The arbitration clause in the instant case is a broad one. As discussed above, the terms of the Agreement provide that "[c]laims, disputes, or other matters in question between the parties to this Agreement, arising out of or relating to this Agreement or the breach thereof, shall be subject to and decided by arbitration." Agreement ¶ 7.1.1. The parties did not expressly exclude disputes in connection with the Agreement where such disputes involve work that Diesselhorst may have done or started prior to the execution of the Agreement. Thus, Diesselhorst's argument that he is not required to arbitrate claims that involve errors or omissions that arose, if at all, during the term of the Diesselhorst-Brinker oral contract is unavailing. Whether or not the origins of any of Munsey's claims date back to the period during which Diesselhorst was performing services under his oral contract with Brinker is not the relevant question. Rather, the appropriate question is simply whether Munsey's claims "aris[e] out of or relat[e] to" the Diesselhorst-Munsey contract (the Agreement). Whether or not Diesselhorst incorrectly calculated the height of the Munsey Building prior to the execution of his contract with Munsey, for example, as Munsey contends, it remains the case that any dispute involving any such mismeasurement either arises out of or relates to his contractual obligations under the Agreement.
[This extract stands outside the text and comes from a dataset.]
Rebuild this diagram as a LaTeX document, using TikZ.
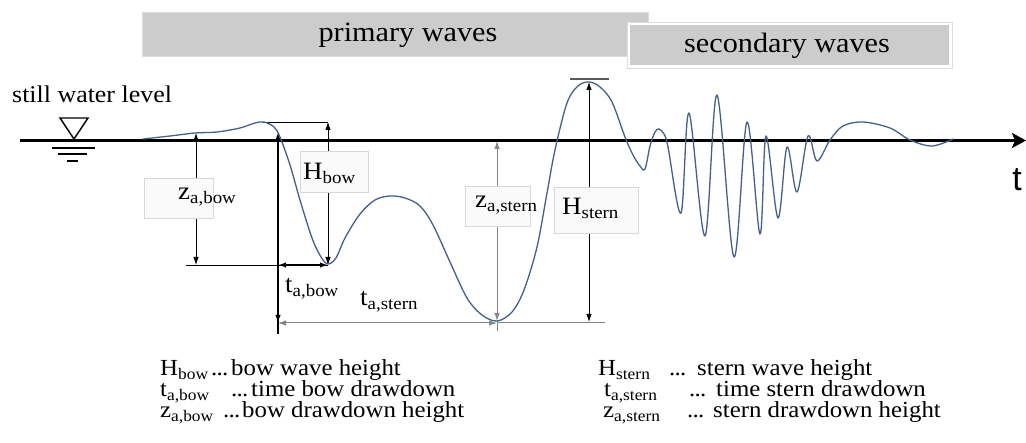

Indeed, I reject the very premise of Diesselhorst's theory of the case: his insistence that the court should parse Munsey's allegations against him and thereby create two categories of "claims:" those rooted in his early work for Brinker and those rooted in the Agreement. As a matter of law, Munsey has asserted only one "claim:" a claim for breach of contract, i.e., the Agreement. Plaintiff's contentions regarding the separability of his duties (and the breach thereof) go to the merits of the breach of contract claim, not to the arbitrability of the unitary breach of contract claim asserted against him. It seems obvious that if Munsey asserts a breach of duty that is not encompassed by plaintiff's undertaking in the Agreement (and therefore not encompassed by the broad arbitration clause), then no damages based on such a breach of duty will be or can be awarded.
Diesselhorst argues that his contract with Munsey encompasses only the provision of construction phase documents and services, not design phase services. To the contrary, however, the plain terms of the Agreement state that "[t]he Architect's Basic Services" consist of a design phase, among other services. Agreement ¶ 2.1.1. The Agreement reflects that Diesselhorst was paid $36,500 for "design phase" work and that such payment was credited to Munsey's account. Agreement ¶ 11.1. Diesselhorst also was obligated to provide construction documents which were "[b]ased on the approved Design Documents and any further adjustments in the scope or quality of the Project." Agreement ¶ 2.3.1. Diesselhorst was the "Architect of Record" for the entirety of the Project. Even if Diesselhorst committed errors or was negligent in the work he originally performed for Brinker, it is Diesselhorst's compounding of errors and omissions, and incorporation of errors and omissions into his work product for Munsey, that serve as a basis of Munsey's demand for arbitration. It would be wholly illogical to conclude that the dispute between Diesselhorst and Munsey does not "aris[e] out of or relat[e] to" the Agreement.
The parties dispute whether Munsey received a legal and/or equitable assignment of the rights of Brinker or Omega, an entity formed by Brinker. Because I find that Munsey's claims against Diesselhorst arise out of and relate to the Agreement, I need not address this argument.
I also need not address Diesselhorst's argument that, under the Agreement, mediation was a condition precedent to arbitration, and that Munsey failed to request mediation before demanding arbitration. The Agreement provides, in pertinent part, as follows:
In addition to and prior to arbitration, the parties shall endeavor to settle claims, disputes or other matters in question by mediation in accordance with the Construction Industry Mediation Rules of the American Arbitration Association currently in effect, unless the parties mutually agree otherwise. Demand for mediation shall be filed in writing with the other party to this Agreement and with the American Arbitration Association.
Agreement ¶ 7.2.1. Diesselhorst concedes that "prior counsel to Diesselhorst and Munsey's counsel discussed allowing arbitration to go forward with a plan to mediate, or reserve the right to mediate after 2-3 key depositions were taken" and "the status of such discussions are not clear at this point." There is no evidence that Diesselhorst has filed a demand for mediation.
III.
The effect of my ruling is to give the very declaratory judgment that plaintiff seeks (i.e., that all of the claims asserted in arbitration by Munsey are arbitrable), but of course in favor of defendant rather than plaintiff. Nevertheless, rather than enter a declaratory judgment, and in lieu of staying this case pending the outcome of arbitration, I shall grant Munsey's motion to dismiss for failure to state a claim. "[D]ismissal is a proper remedy when all of the issues presented in a lawsuit are arbitrable." Choice Hotels Int'l, Inc. v. BSR Tropicana Resort, Inc., 252 F.3d 707, 709-10 (4th Cir. 2001). An order follows.